───── EXTRACTED MATERIAL

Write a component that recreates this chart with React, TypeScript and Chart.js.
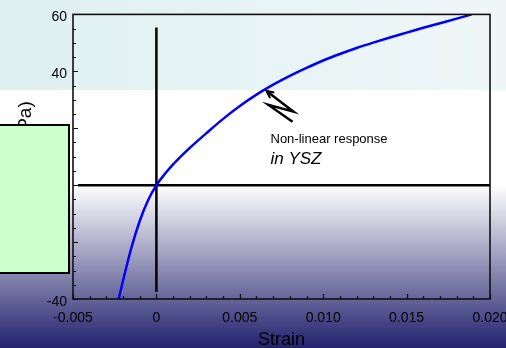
import React, { useEffect, useRef } from "react";
import { Chart, registerables } from "chart.js";

Chart.register(...registerables);

// ---- data ----
const strainValues = [
  -0.00228, -0.002, -0.0015, -0.001, -0.0005, 0, 0.0005, 0.001, 0.0015, 0.002,
  0.003, 0.004, 0.005, 0.006, 0.007, 0.008, 0.009, 0.01, 0.011, 0.012, 0.013,
  0.014, 0.015, 0.016, 0.017, 0.018, 0.0189,
];
const stressValues = [
  -40.5, -33.5, -22, -12.6, -5.3, 0, 3.9, 7.3, 10.3, 13.1, 18.3, 23.3, 27.8,
  31.8, 35.3, 38.4, 41.2, 43.8, 46.1, 48.2, 50.1, 51.9, 53.6, 55.3, 56.9, 58.5,
  60,
];

const zeroStrainLineStrain = [0, 0];
const zeroStrainLineStress = [-37.5, 55.4];
const zeroStressLineStrain = [-0.0047, 0.02];
const zeroStressLineStress = [0, 0];

const xTickValues = [-0.005, 0, 0.005, 0.01, 0.015, 0.02];
const xTickLabels = ["-0.005", "0", "0.005", "0.010", "0.015", "0.020"];
const yTickValues = [-40, -20, 0, 20, 40, 60];
const yTickLabels = ["-40", "-20", "0", "20", "40", "60"];

const xTitle = "Strain";
const yTitle = "Stress (MPa)";

// annotation (data units)
const arrowStrain = [0.0066, 0.00822, 0.00672, 0.00816];
const arrowStress = [33.1, 25.8, 28.2, 22.3];
const noteLines = ["Non-linear response", "in YSZ"];
const noteStrain = 0.00684;
const noteStress = [16.0, 9.2];

const FONT = "'Liberation Sans', Arial, Helvetica, sans-serif";

const decorPlugin = {
  id: "decor",
  beforeDraw(chart: any) {
    const { ctx, width, height } = chart;
    const y0 = chart.scales.y.getPixelForValue(0);
    ctx.save();
    let g = ctx.createLinearGradient(0, 0, width, 0);
    g.addColorStop(0, "#dff0f0");
    g.addColorStop(1, "#f0f7f9");
    ctx.fillStyle = g;
    ctx.fillRect(0, 0, width, 90);
    ctx.fillStyle = "#ffffff";
    ctx.fillRect(0, 90, width, y0 - 90);
    g = ctx.createLinearGradient(0, y0, 0, height);
    g.addColorStop(0, "#ffffff");
    g.addColorStop(1, "#22226e");
    ctx.fillStyle = g;
    ctx.fillRect(0, y0, width, height - y0);
    ctx.restore();
  },
  afterDatasetsDraw(chart: any) {
    const { ctx, chartArea } = chart;
    const xs = chart.scales.x;
    const ys = chart.scales.y;
    ctx.save();
    // frame
    ctx.strokeStyle = "#111";
    ctx.lineWidth = 1.6;
    ctx.strokeRect(
      chartArea.left,
      chartArea.top,
      chartArea.right - chartArea.left,
      chartArea.bottom - chartArea.top
    );
    // inward ticks
    ctx.lineWidth = 1.2;
    ctx.beginPath();
    for (let i = -5; i <= 20; i++) {
      const px = Math.round(xs.getPixelForValue(i / 1000)) + 0.5;
      const len = i % 5 === 0 ? 5 : 3;
      ctx.moveTo(px, chartArea.bottom);
      ctx.lineTo(px, chartArea.bottom - len);
    }
    for (let v = -40; v <= 60; v += 5) {
      const py = Math.round(ys.getPixelForValue(v)) + 0.5;
      const len = v % 20 === 0 ? 5 : 3;
      ctx.moveTo(chartArea.left, py);
      ctx.lineTo(chartArea.left + len, py);
    }
    ctx.stroke();

    // arrow zigzag
    const pts = arrowStrain.map((s, i) => [
      xs.getPixelForValue(s),
      ys.getPixelForValue(arrowStress[i]),
    ]);
    ctx.strokeStyle = "#000";
    ctx.lineWidth = 2.5;
    ctx.lineJoin = "miter";
    ctx.beginPath();
    ctx.moveTo(pts[0][0], pts[0][1]);
    for (let i = 1; i < pts.length; i++) ctx.lineTo(pts[i][0], pts[i][1]);
    ctx.stroke();
    // arrowhead
    const [tx, ty] = pts[0];
    const ang = Math.atan2(pts[1][1] - ty, pts[1][0] - tx);
    const hl = 8;
    ctx.beginPath();
    ctx.moveTo(tx + hl * Math.cos(ang - 0.45), ty + hl * Math.sin(ang - 0.45));
    ctx.lineTo(tx, ty);
    ctx.lineTo(tx + hl * Math.cos(ang + 0.45), ty + hl * Math.sin(ang + 0.45));
    ctx.lineWidth = 2;
    ctx.stroke();

    // note text
    ctx.fillStyle = "#000";
    ctx.textAlign = "left";
    ctx.textBaseline = "middle";
    ctx.font = `13px ${FONT}`;
    ctx.fillText(
      noteLines[0],
      xs.getPixelForValue(noteStrain),
      ys.getPixelForValue(noteStress[0])
    );
    ctx.font = `italic 17px ${FONT}`;
    ctx.fillText(
      noteLines[1],
      xs.getPixelForValue(noteStrain),
      ys.getPixelForValue(noteStress[1])
    );
    ctx.restore();
  },
  afterDraw(chart: any) {
    const { ctx } = chart;
    ctx.save();
    ctx.fillStyle = "#ccffcc";
    ctx.strokeStyle = "#000";
    ctx.lineWidth = 2;
    ctx.fillRect(-2, 125, 71, 148);
    ctx.strokeRect(-2, 125, 71, 148);
    ctx.restore();
  },
};

export default function App() {
  const canvasRef = useRef<HTMLCanvasElement | null>(null);

  useEffect(() => {
    if (!canvasRef.current) return;
    Chart.defaults.font.family = FONT;
    const toPts = (xs: number[], ys: number[]) =>
      xs.map((x, i) => ({ x, y: ys[i] }));
    const chart = new Chart(canvasRef.current, {
      type: "line",
      data: {
        datasets: [
          {
            data: toPts(strainValues, stressValues),
            borderColor: "#0000ff",
            borderWidth: 2.5,
            pointRadius: 0,
            cubicInterpolationMode: "monotone",
            fill: false,
          },
          {
            data: toPts(zeroStrainLineStrain, zeroStrainLineStress),
            borderColor: "#000000",
            borderWidth: 2.5,
            pointRadius: 0,
            fill: false,
          },
          {
            data: toPts(zeroStressLineStrain, zeroStressLineStress),
            borderColor: "#000000",
            borderWidth: 2.5,
            pointRadius: 0,
            fill: false,
          },
        ],
      },
      options: {
        responsive: false,
        animation: false,
        events: [],
        layout: { padding: { left: 0, top: 12, right: 50, bottom: 0 } },
        plugins: {
          legend: { display: false },
          tooltip: { enabled: false },
        },
        scales: {
          x: {
            type: "linear",
            min: -0.005,
            max: 0.02,
            grid: { display: false, drawTicks: false },
            border: { display: false },
            afterBuildTicks: (scale: any) => {
              scale.ticks = xTickValues.map((v) => ({ value: v }));
            },
            afterFit: (scale: any) => {
              scale.height = 49;
            },
            ticks: {
              autoSkip: false,
              maxRotation: 0,
              padding: 11,
              color: "#000",
              font: { size: 14 },
              callback: (v: any) => {
                const i = xTickValues.findIndex((t) => Math.abs(t - v) < 1e-9);
                return i >= 0 ? xTickLabels[i] : "";
              },
            },
            title: {
              display: true,
              text: xTitle,
              color: "#000",
              font: { size: 18 },
              padding: { top: 0, bottom: -3 },
            },
          },
          y: {
            type: "linear",
            min: -40,
            max: 60,
            grid: { display: false, drawTicks: false },
            border: { display: false },
            afterBuildTicks: (scale: any) => {
              scale.ticks = yTickValues.map((v) => ({ value: v }));
            },
            afterFit: (scale: any) => {
              scale.width = 73;
            },
            ticks: {
              autoSkip: false,
              padding: 6,
              labelOffset: 3,
              color: "#000",
              font: { size: 14 },
              callback: (v: any) => {
                const i = yTickValues.findIndex((t) => Math.abs(t - v) < 1e-9);
                return i >= 0 ? yTickLabels[i] : "";
              },
            },
            title: {
              display: true,
              text: yTitle,
              color: "#000",
              font: { size: 19 },
              padding: { top: 14, bottom: 0 },
            },
          },
        },
      },
      plugins: [decorPlugin],
    } as any);
    return () => chart.destroy();
  }, []);

  return (
    <div
      style={{
        position: "fixed",
        left: 0,
        top: 0,
        width: 506,
        height: 348,
        overflow: "hidden",
      }}
    >
      <canvas
        ref={canvasRef}
        width={540}
        height={348}
        style={{ display: "block", width: 540, height: 348 }}
      />
    </div>
  );
}
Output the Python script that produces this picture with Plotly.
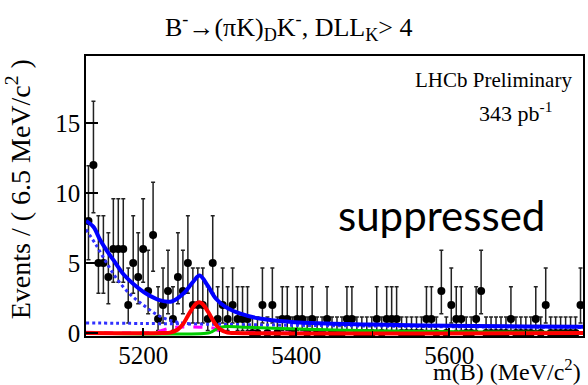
import numpy as np
import plotly.graph_objects as go

# ---- data ----
x_lo, bin_w = 5125.0, 6.5
counts = [8, 12, 5, 5, 4, 6, 6, 6, 2, 5,
          4, 6, 3, 7, 1, 2, 3, 1, 4, 3,
          5, 2, 2, 2, 1, 5, 1, 2, 1, 2,
          1, 1, 1, 0, 0, 2, 0, 2, 0, 1,
          1, 0, 1, 1, 0, 1, 0, 0, 1, 0,
          0, 0, 1, 1, 0, 0, 0, 0, 1, 0,
          1, 1, 1, 0, 0, 0, 0, 0, 1, 1,
          0, 3, 0, 2, 1, 1, 0, 0, 1, 3,
          0, 0, 0, 0, 0, 1, 0, 0, 0, 0,
          1, 0, 2, 0, 0, 0, 0, 0, 0, 2]
# Poisson (RooFit) 68% intervals per count
pois_lo = {0: 0.0, 1: 0.173, 2: 0.708, 3: 1.367, 4: 2.086, 5: 2.840, 6: 3.620, 7: 4.419, 8: 5.232, 12: 8.59}
pois_hi = {0: 1.147, 1: 3.300, 2: 4.638, 3: 5.918, 4: 7.163, 5: 8.382, 6: 9.584, 7: 10.77, 8: 11.95, 12: 16.55}

# total fit (blue solid)
tot_m = [5125, 5134.5, 5143, 5152, 5161, 5174, 5187, 5204, 5221, 5237, 5252, 5265, 5273.5,
         5284, 5295, 5308, 5326, 5352, 5378, 5421, 5500, 5600, 5700, 5775]
tot_y = [8.0, 7.6, 6.7, 5.9, 5.2, 4.2, 3.5, 2.8, 2.35, 2.25, 2.8, 3.65, 4.1,
         3.4, 2.45, 1.85, 1.4, 1.03, 0.86, 0.71, 0.6, 0.52, 0.47, 0.44]
# partially reconstructed background (blue dotted, descending)
prt_m = [5125, 5138, 5152, 5165, 5182, 5200, 5218, 5235, 5250, 5265]
prt_y = [7.4, 6.3, 5.0, 3.9, 2.8, 2.0, 1.3, 0.9, 0.72, 0.65]
# combinatorial background (blue dotted, flat)
cmb_m = [5125, 5200, 5300, 5400, 5500, 5600, 5775]
cmb_y = [0.72, 0.68, 0.62, 0.55, 0.5, 0.45, 0.4]
# signal (red)
sig_m = [5125, 5225, 5235, 5245, 5252, 5258, 5264, 5269, 5273, 5277, 5282, 5288, 5294, 5301, 5310, 5320, 5775]
sig_y = [0.0, 0.0, 0.03, 0.25, 0.65, 1.2, 1.75, 2.1, 2.2, 2.1, 1.75, 1.2, 0.65, 0.25, 0.03, 0.0, 0.0]
# green component
grn_m = [5125, 5285, 5290, 5298, 5305, 5330, 5380, 5450, 5550, 5650, 5775]
grn_y = [0.0, 0.0, 0.1, 0.35, 0.45, 0.42, 0.32, 0.22, 0.12, 0.07, 0.04]
# magenta dashed component
mag_m = [5125, 5215, 5228, 5240, 5275, 5292, 5302, 5330, 5775]
mag_y = [0.05, 0.06, 0.25, 0.4, 0.42, 0.35, 0.1, 0.03, 0.0]

xticks = [5200, 5400, 5600]
yticks = [0, 5, 10, 15]

# ---- figure ----
centers = x_lo + bin_w * (np.arange(len(counts)) + 0.5)
n = np.array(counts)
hi = np.array([pois_hi[c] for c in counts])
lo = np.array([pois_lo[c] for c in counts])

SERIF = "Liberation Serif"
fig = go.Figure()
fig.add_trace(go.Scatter(
    x=centers, y=n, mode="markers",
    marker=dict(color="black", size=8),
    error_y=dict(type="data", symmetric=False, array=hi - n, arrayminus=n - lo,
                 color="#222", thickness=1.5, width=2),
    showlegend=False))

def curve(m, y, color, width, dash="solid"):
    fig.add_trace(go.Scatter(x=m, y=y, mode="lines",
                             line=dict(color=color, width=width, dash=dash, shape="spline"),
                             showlegend=False))

curve(cmb_m, cmb_y, "#3030ff", 3, "dot")
curve(prt_m, prt_y, "#3030ff", 3, "dot")
curve(mag_m, mag_y, "#ff00ff", 3, "dash")
curve(grn_m, grn_y, "#00cc00", 3)
curve(sig_m, sig_y, "#ff0000", 4)
curve(tot_m, tot_y, "#0000ff", 4)

ann = [
    dict(text="B<sup>-</sup>→(πK)<sub>D</sub>K<sup>-</sup>, DLL<sub>K</sub>> 4",
         x=(289 - 86) / 499, y=(336 - 27) / 280, xanchor="center", yanchor="middle",
         font=dict(family=SERIF, size=26, color="black")),
    dict(text="LHCb Preliminary", x=(576 - 86) / 499, y=(336 - 80) / 280,
         xanchor="right", yanchor="middle", font=dict(family=SERIF, size=21, color="black")),
    dict(text="343 pb<sup>-1</sup>", x=(556 - 86) / 499, y=(336 - 112) / 280,
         xanchor="right", yanchor="middle", font=dict(family=SERIF, size=22, color="black")),
    dict(text="suppressed", x=(443 - 86) / 499, y=(336 - 215) / 280,
         xanchor="center", yanchor="middle", font=dict(family="Lato", size=42, color="black")),
    dict(text="Events / ( 6.5 MeV/c<sup>2</sup> )", textangle=-90,
         x=(18 - 86) / 499, y=(336 - 189) / 280, xanchor="center", yanchor="middle",
         font=dict(family=SERIF, size=28, color="black")),
    dict(text="m(B) (MeV/c<sup>2</sup>)", x=(585 - 86) / 499, y=(336 - 370) / 280,
         xanchor="right", yanchor="middle", font=dict(family=SERIF, size=24, color="black")),
]
for a in ann:
    a.update(xref="paper", yref="paper", showarrow=False)

fig.update_layout(
    width=588, height=385,
    margin=dict(l=86, r=3, t=56, b=49),
    paper_bgcolor="white", plot_bgcolor="white",
    annotations=ann,
    xaxis=dict(range=[x_lo, x_lo + bin_w * len(counts)], tickvals=xticks,
               ticktext=[str(v) for v in xticks],
               ticks="inside", ticklen=8, tickwidth=1.5, tickcolor="black",
               minor=dict(ticks="inside", ticklen=5, tickwidth=1, tickcolor="black", dtick=100),
               showline=True, linecolor="black", linewidth=1.5, mirror=True,
               showgrid=False, zeroline=False, ticklabelstandoff=-4,
               tickfont=dict(family=SERIF, size=25, color="black")),
    yaxis=dict(range=[-0.214, 19.79], tickvals=yticks, ticktext=[str(v) for v in yticks],
               ticks="inside", ticklen=12, tickwidth=1.5, tickcolor="black",
               showline=True, linecolor="black", linewidth=1.5, mirror=True,
               showgrid=False, zeroline=False, ticklabelstandoff=-1,
               tickfont=dict(family=SERIF, size=25, color="black")),
)
fig.write_html("out.html")
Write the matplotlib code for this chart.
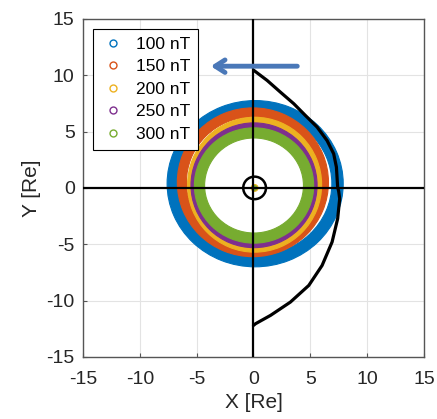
import numpy as np
import matplotlib
matplotlib.use("Agg")
import matplotlib.pyplot as plt
from matplotlib.patches import Annulus, Circle
from matplotlib.lines import Line2D

plt.rcParams['font.family'] = ['Liberation Sans', 'DejaVu Sans']
plt.rcParams['axes.unicode_minus'] = False

# ring data: centre, outer semi-axes, band width (Re)
ring_labels = ['100 nT', '150 nT', '200 nT', '250 nT', '300 nT']
ring_colors = ['#0072BD', '#D95319', '#EDB120', '#7E2F8E', '#77AC30']
ring_cx = [0.15, -0.05, 0.1, 0.05, 0.05]
ring_cy = [0.375, 0.5, 0.285, 0.235, 0.215]
ring_ax = [7.75, 6.65, 5.9, 5.55, 5.25]
ring_ay = [7.375, 6.6, 5.985, 5.535, 5.115]
ring_width = [1.0, 0.8, 0.5, 0.45, 0.9]

# magnetopause trace
mp_x = [0.03, 1.2, 2.37, 3.55, 4.57, 5.6, 6.48, 7.06, 7.3, 7.41, 7.5, 7.59, 7.41,
        6.92, 6.04, 4.87, 3.25, 1.5, 0.18, 0.0]
mp_y = [10.43, 9.54, 8.5, 7.47, 6.43, 5.4, 4.2, 3.03, 1.85, 0.07, -0.3, -0.96, -2.73,
        -4.8, -6.88, -8.65, -10.13, -11.31, -12.05, -12.2]

earth_x, earth_y, earth_r = 0.1, 0.0, 1.0
arrow_tail = (4.1, 10.8)
arrow_head = (-4.0, 10.8)

fig = plt.figure(figsize=(4.37, 4.19), dpi=100)
ax = fig.add_axes([0.19, 0.148, 0.78, 0.807])

for cx, cy, a, b, w, c in zip(ring_cx, ring_cy, ring_ax, ring_ay, ring_width, ring_colors):
    ax.add_patch(Annulus((cx, cy), (a, b), w, facecolor=c, edgecolor=c, lw=0.8, zorder=2))

# small dot at the centre
ax.add_patch(Circle((earth_x, earth_y), 0.3, facecolor='#77AC30', edgecolor='#EDB120', lw=0.8, zorder=3))

ax.axhline(0, color='k', lw=1.6, zorder=4)
ax.axvline(0, color='k', lw=1.6, zorder=4)
ax.add_patch(Circle((earth_x, earth_y), earth_r, fill=False, edgecolor='k', lw=1.8, zorder=5))
ax.plot(mp_x, mp_y, color='k', lw=2.3, zorder=5, solid_capstyle='round', solid_joinstyle='round')

ax.annotate('', xy=arrow_head, xytext=arrow_tail,
            arrowprops=dict(arrowstyle='->,head_length=0.7,head_width=0.45',
                            lw=3.5, color='#4A78B8', capstyle='round'),
            zorder=6)

ax.set_xlim(-15, 15)
ax.set_ylim(-15, 15)
ax.set_xticks([-15, -10, -5, 0, 5, 10, 15])
ax.set_yticks([-15, -10, -5, 0, 5, 10, 15])
ax.grid(True, color='#e3e3e3', lw=0.8, zorder=0)
ax.set_axisbelow(True)
ax.tick_params(direction='in', length=3, labelsize=14, color='#555555', labelcolor='#262626')
ax.tick_params(axis='x', pad=10)
ax.tick_params(axis='y', pad=6)
for s in ax.spines.values():
    s.set_color('#555555')
    s.set_linewidth(1.0)
ax.set_xlabel('X [Re]', fontsize=15, labelpad=4, color='#262626')
ax.set_ylabel('Y [Re]', fontsize=15, labelpad=4, color='#262626')

handles = [Line2D([], [], ls='none', marker='o', markersize=5, markerfacecolor='none',
                  markeredgecolor=c, markeredgewidth=1.0) for c in ring_colors]
leg = ax.legend(handles, ring_labels, loc='upper left', bbox_to_anchor=(0.03, 0.97),
                borderaxespad=0, fontsize=12.5, fancybox=False, framealpha=1,
                handlelength=1.4, handletextpad=0.6, labelspacing=0.42, borderpad=0.45)
leg.get_frame().set_edgecolor('k')
leg.get_frame().set_linewidth(0.8)
leg.set_zorder(7)

fig.savefig('out.png', dpi=100)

──────────

:: SET EXERCISE ::
Keep the images out of the copy. Repeat word for word only the lines from the one containing "Output the Python" through the one containing "import plotly.graph_objects as go", both ends included.

:: WRITTEN SOLUTION ::
Output the Python script that produces this picture with Plotly.
import numpy as np
import plotly.graph_objects as go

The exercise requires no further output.